__SUPPLIED DATA__.
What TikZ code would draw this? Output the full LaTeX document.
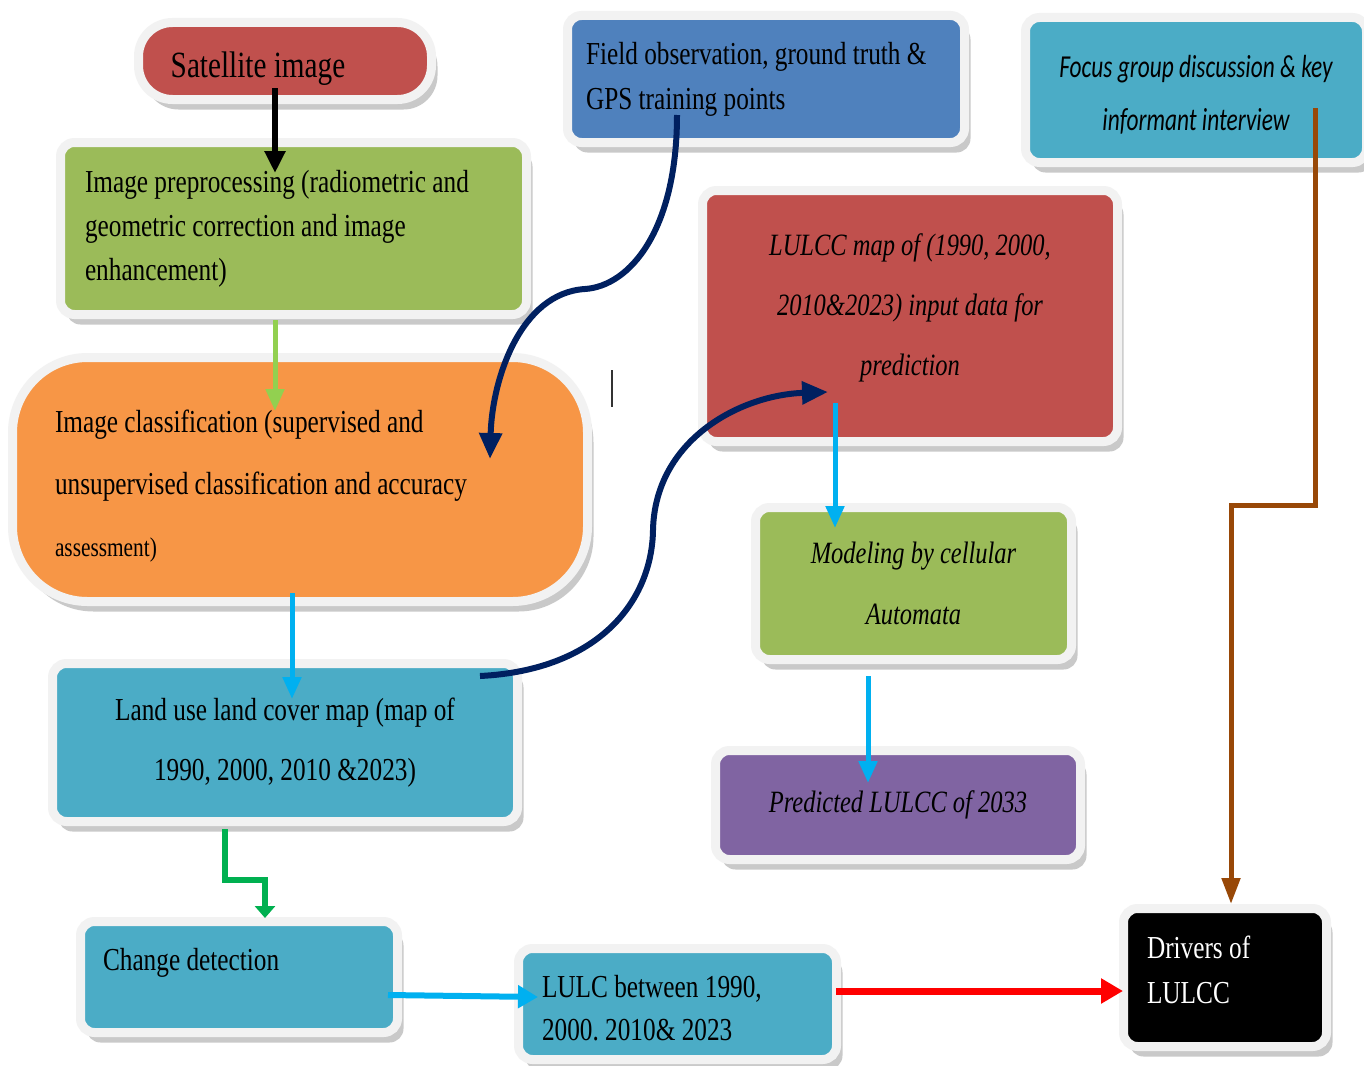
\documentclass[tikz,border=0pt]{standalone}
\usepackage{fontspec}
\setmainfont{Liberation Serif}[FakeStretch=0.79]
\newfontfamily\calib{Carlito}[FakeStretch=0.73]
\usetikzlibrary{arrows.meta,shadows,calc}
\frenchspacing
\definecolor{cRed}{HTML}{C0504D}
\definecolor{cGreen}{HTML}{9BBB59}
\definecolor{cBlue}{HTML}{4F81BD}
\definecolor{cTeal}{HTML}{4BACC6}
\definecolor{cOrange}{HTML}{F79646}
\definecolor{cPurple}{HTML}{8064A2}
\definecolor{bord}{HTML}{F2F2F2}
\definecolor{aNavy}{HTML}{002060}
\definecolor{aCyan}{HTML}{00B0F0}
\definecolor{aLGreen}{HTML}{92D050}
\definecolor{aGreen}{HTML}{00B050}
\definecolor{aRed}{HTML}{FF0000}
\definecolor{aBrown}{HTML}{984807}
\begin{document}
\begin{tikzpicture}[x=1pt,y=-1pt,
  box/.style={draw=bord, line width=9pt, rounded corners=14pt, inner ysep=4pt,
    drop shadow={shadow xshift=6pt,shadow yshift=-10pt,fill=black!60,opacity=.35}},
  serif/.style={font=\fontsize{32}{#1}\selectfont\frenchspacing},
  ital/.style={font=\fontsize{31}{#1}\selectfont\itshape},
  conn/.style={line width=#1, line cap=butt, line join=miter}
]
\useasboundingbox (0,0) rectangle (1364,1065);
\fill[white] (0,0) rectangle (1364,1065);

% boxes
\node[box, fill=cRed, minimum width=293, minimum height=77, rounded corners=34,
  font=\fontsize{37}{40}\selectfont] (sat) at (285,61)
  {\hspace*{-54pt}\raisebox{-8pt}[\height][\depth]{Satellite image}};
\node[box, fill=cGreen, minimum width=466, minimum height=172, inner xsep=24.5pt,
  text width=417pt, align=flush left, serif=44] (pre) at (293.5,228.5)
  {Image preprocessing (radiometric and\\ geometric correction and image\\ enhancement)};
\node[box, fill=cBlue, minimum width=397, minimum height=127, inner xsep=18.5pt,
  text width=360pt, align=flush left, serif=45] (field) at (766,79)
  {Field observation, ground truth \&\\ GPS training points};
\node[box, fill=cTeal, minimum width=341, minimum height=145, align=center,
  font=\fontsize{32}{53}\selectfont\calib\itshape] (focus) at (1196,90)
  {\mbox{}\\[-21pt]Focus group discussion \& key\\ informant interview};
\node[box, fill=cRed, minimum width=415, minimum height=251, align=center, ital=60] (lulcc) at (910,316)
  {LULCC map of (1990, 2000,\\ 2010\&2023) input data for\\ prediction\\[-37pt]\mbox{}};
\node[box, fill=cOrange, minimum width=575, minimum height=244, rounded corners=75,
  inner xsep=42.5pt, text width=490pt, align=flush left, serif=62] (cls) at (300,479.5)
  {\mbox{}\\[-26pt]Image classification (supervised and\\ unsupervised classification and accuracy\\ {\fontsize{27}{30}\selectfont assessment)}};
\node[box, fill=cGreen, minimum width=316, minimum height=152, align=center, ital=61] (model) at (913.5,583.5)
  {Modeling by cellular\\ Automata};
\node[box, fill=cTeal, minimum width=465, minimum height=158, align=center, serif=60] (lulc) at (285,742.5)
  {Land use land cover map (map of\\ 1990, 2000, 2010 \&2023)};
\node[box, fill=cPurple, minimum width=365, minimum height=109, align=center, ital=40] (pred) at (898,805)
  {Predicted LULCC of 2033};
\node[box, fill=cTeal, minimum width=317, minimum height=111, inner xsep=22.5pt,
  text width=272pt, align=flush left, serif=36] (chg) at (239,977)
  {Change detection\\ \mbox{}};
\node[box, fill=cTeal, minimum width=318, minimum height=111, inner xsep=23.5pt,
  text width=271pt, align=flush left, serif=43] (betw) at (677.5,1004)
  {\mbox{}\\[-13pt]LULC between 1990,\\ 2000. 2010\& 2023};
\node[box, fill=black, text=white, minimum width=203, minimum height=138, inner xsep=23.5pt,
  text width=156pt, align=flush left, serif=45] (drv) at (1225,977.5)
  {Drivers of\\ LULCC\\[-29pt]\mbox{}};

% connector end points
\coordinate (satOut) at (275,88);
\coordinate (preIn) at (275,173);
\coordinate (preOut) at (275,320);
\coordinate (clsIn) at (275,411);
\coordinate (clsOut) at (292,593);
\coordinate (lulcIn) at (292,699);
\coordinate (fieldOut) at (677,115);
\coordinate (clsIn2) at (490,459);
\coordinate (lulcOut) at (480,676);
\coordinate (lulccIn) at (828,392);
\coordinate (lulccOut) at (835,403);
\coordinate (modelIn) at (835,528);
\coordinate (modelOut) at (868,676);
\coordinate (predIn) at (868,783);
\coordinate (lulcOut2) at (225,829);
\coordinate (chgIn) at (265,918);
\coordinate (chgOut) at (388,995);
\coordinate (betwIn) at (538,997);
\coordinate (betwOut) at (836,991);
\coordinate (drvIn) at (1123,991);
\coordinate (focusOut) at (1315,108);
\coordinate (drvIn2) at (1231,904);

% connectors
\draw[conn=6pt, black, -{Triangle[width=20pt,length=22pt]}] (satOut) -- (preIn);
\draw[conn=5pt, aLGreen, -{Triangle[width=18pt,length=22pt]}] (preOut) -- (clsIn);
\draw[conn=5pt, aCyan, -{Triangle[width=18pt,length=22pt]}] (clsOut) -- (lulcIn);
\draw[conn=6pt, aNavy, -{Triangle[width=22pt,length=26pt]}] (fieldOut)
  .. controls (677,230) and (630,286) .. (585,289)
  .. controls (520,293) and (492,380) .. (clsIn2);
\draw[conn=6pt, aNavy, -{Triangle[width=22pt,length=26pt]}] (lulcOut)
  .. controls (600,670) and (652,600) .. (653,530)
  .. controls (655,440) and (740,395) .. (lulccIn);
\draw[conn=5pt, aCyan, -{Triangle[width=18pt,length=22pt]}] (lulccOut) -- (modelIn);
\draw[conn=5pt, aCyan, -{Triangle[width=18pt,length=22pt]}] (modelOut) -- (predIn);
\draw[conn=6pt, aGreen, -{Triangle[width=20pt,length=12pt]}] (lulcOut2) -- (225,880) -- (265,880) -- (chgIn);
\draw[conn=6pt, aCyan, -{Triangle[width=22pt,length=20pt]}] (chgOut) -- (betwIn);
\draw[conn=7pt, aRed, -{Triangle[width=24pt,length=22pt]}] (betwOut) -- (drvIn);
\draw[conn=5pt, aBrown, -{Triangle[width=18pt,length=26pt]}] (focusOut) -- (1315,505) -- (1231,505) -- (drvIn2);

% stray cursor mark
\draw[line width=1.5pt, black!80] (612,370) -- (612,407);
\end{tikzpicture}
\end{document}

__WHAT YOU NEED TO DO__. Omit the pictures, then quote the rest of the material above exactly.

__RESULT OF THE EXERCISE__.
What TikZ code would draw this? Output the full LaTeX document.
\documentclass[tikz,border=0pt]{standalone}
\usepackage{fontspec}
\setmainfont{Liberation Serif}[FakeStretch=0.79]
\newfontfamily\calib{Carlito}[FakeStretch=0.73]
\usetikzlibrary{arrows.meta,shadows,calc}
\frenchspacing
\definecolor{cRed}{HTML}{C0504D}
\definecolor{cGreen}{HTML}{9BBB59}
\definecolor{cBlue}{HTML}{4F81BD}
\definecolor{cTeal}{HTML}{4BACC6}
\definecolor{cOrange}{HTML}{F79646}
\definecolor{cPurple}{HTML}{8064A2}
\definecolor{bord}{HTML}{F2F2F2}
\definecolor{aNavy}{HTML}{002060}
\definecolor{aCyan}{HTML}{00B0F0}
\definecolor{aLGreen}{HTML}{92D050}
\definecolor{aGreen}{HTML}{00B050}
\definecolor{aRed}{HTML}{FF0000}
\definecolor{aBrown}{HTML}{984807}
\begin{document}
\begin{tikzpicture}[x=1pt,y=-1pt,
  box/.style={draw=bord, line width=9pt, rounded corners=14pt, inner ysep=4pt,
    drop shadow={shadow xshift=6pt,shadow yshift=-10pt,fill=black!60,opacity=.35}},
  serif/.style={font=\fontsize{32}{#1}\selectfont\frenchspacing},
  ital/.style={font=\fontsize{31}{#1}\selectfont\itshape},
  conn/.style={line width=#1, line cap=butt, line join=miter}
]
\useasboundingbox (0,0) rectangle (1364,1065);
\fill[white] (0,0) rectangle (1364,1065);

% boxes
\node[box, fill=cRed, minimum width=293, minimum height=77, rounded corners=34,
  font=\fontsize{37}{40}\selectfont] (sat) at (285,61)
  {\hspace*{-54pt}\raisebox{-8pt}[\height][\depth]{Satellite image}};
\node[box, fill=cGreen, minimum width=466, minimum height=172, inner xsep=24.5pt,
  text width=417pt, align=flush left, serif=44] (pre) at (293.5,228.5)
  {Image preprocessing (radiometric and\\ geometric correction and image\\ enhancement)};
\node[box, fill=cBlue, minimum width=397, minimum height=127, inner xsep=18.5pt,
  text width=360pt, align=flush left, serif=45] (field) at (766,79)
  {Field observation, ground truth \&\\ GPS training points};
\node[box, fill=cTeal, minimum width=341, minimum height=145, align=center,
  font=\fontsize{32}{53}\selectfont\calib\itshape] (focus) at (1196,90)
  {\mbox{}\\[-21pt]Focus group discussion \& key\\ informant interview};
\node[box, fill=cRed, minimum width=415, minimum height=251, align=center, ital=60] (lulcc) at (910,316)
  {LULCC map of (1990, 2000,\\ 2010\&2023) input data for\\ prediction\\[-37pt]\mbox{}};
\node[box, fill=cOrange, minimum width=575, minimum height=244, rounded corners=75,
  inner xsep=42.5pt, text width=490pt, align=flush left, serif=62] (cls) at (300,479.5)
  {\mbox{}\\[-26pt]Image classification (supervised and\\ unsupervised classification and accuracy\\ {\fontsize{27}{30}\selectfont assessment)}};
\node[box, fill=cGreen, minimum width=316, minimum height=152, align=center, ital=61] (model) at (913.5,583.5)
  {Modeling by cellular\\ Automata};
\node[box, fill=cTeal, minimum width=465, minimum height=158, align=center, serif=60] (lulc) at (285,742.5)
  {Land use land cover map (map of\\ 1990, 2000, 2010 \&2023)};
\node[box, fill=cPurple, minimum width=365, minimum height=109, align=center, ital=40] (pred) at (898,805)
  {Predicted LULCC of 2033};
\node[box, fill=cTeal, minimum width=317, minimum height=111, inner xsep=22.5pt,
  text width=272pt, align=flush left, serif=36] (chg) at (239,977)
  {Change detection\\ \mbox{}};
\node[box, fill=cTeal, minimum width=318, minimum height=111, inner xsep=23.5pt,
  text width=271pt, align=flush left, serif=43] (betw) at (677.5,1004)
  {\mbox{}\\[-13pt]LULC between 1990,\\ 2000. 2010\& 2023};
\node[box, fill=black, text=white, minimum width=203, minimum height=138, inner xsep=23.5pt,
  text width=156pt, align=flush left, serif=45] (drv) at (1225,977.5)
  {Drivers of\\ LULCC\\[-29pt]\mbox{}};

% connector end points
\coordinate (satOut) at (275,88);
\coordinate (preIn) at (275,173);
\coordinate (preOut) at (275,320);
\coordinate (clsIn) at (275,411);
\coordinate (clsOut) at (292,593);
\coordinate (lulcIn) at (292,699);
\coordinate (fieldOut) at (677,115);
\coordinate (clsIn2) at (490,459);
\coordinate (lulcOut) at (480,676);
\coordinate (lulccIn) at (828,392);
\coordinate (lulccOut) at (835,403);
\coordinate (modelIn) at (835,528);
\coordinate (modelOut) at (868,676);
\coordinate (predIn) at (868,783);
\coordinate (lulcOut2) at (225,829);
\coordinate (chgIn) at (265,918);
\coordinate (chgOut) at (388,995);
\coordinate (betwIn) at (538,997);
\coordinate (betwOut) at (836,991);
\coordinate (drvIn) at (1123,991);
\coordinate (focusOut) at (1315,108);
\coordinate (drvIn2) at (1231,904);

% connectors
\draw[conn=6pt, black, -{Triangle[width=20pt,length=22pt]}] (satOut) -- (preIn);
\draw[conn=5pt, aLGreen, -{Triangle[width=18pt,length=22pt]}] (preOut) -- (clsIn);
\draw[conn=5pt, aCyan, -{Triangle[width=18pt,length=22pt]}] (clsOut) -- (lulcIn);
\draw[conn=6pt, aNavy, -{Triangle[width=22pt,length=26pt]}] (fieldOut)
  .. controls (677,230) and (630,286) .. (585,289)
  .. controls (520,293) and (492,380) .. (clsIn2);
\draw[conn=6pt, aNavy, -{Triangle[width=22pt,length=26pt]}] (lulcOut)
  .. controls (600,670) and (652,600) .. (653,530)
  .. controls (655,440) and (740,395) .. (lulccIn);
\draw[conn=5pt, aCyan, -{Triangle[width=18pt,length=22pt]}] (lulccOut) -- (modelIn);
\draw[conn=5pt, aCyan, -{Triangle[width=18pt,length=22pt]}] (modelOut) -- (predIn);
\draw[conn=6pt, aGreen, -{Triangle[width=20pt,length=12pt]}] (lulcOut2) -- (225,880) -- (265,880) -- (chgIn);
\draw[conn=6pt, aCyan, -{Triangle[width=22pt,length=20pt]}] (chgOut) -- (betwIn);
\draw[conn=7pt, aRed, -{Triangle[width=24pt,length=22pt]}] (betwOut) -- (drvIn);
\draw[conn=5pt, aBrown, -{Triangle[width=18pt,length=26pt]}] (focusOut) -- (1315,505) -- (1231,505) -- (drvIn2);

% stray cursor mark
\draw[line width=1.5pt, black!80] (612,370) -- (612,407);
\end{tikzpicture}
\end{document}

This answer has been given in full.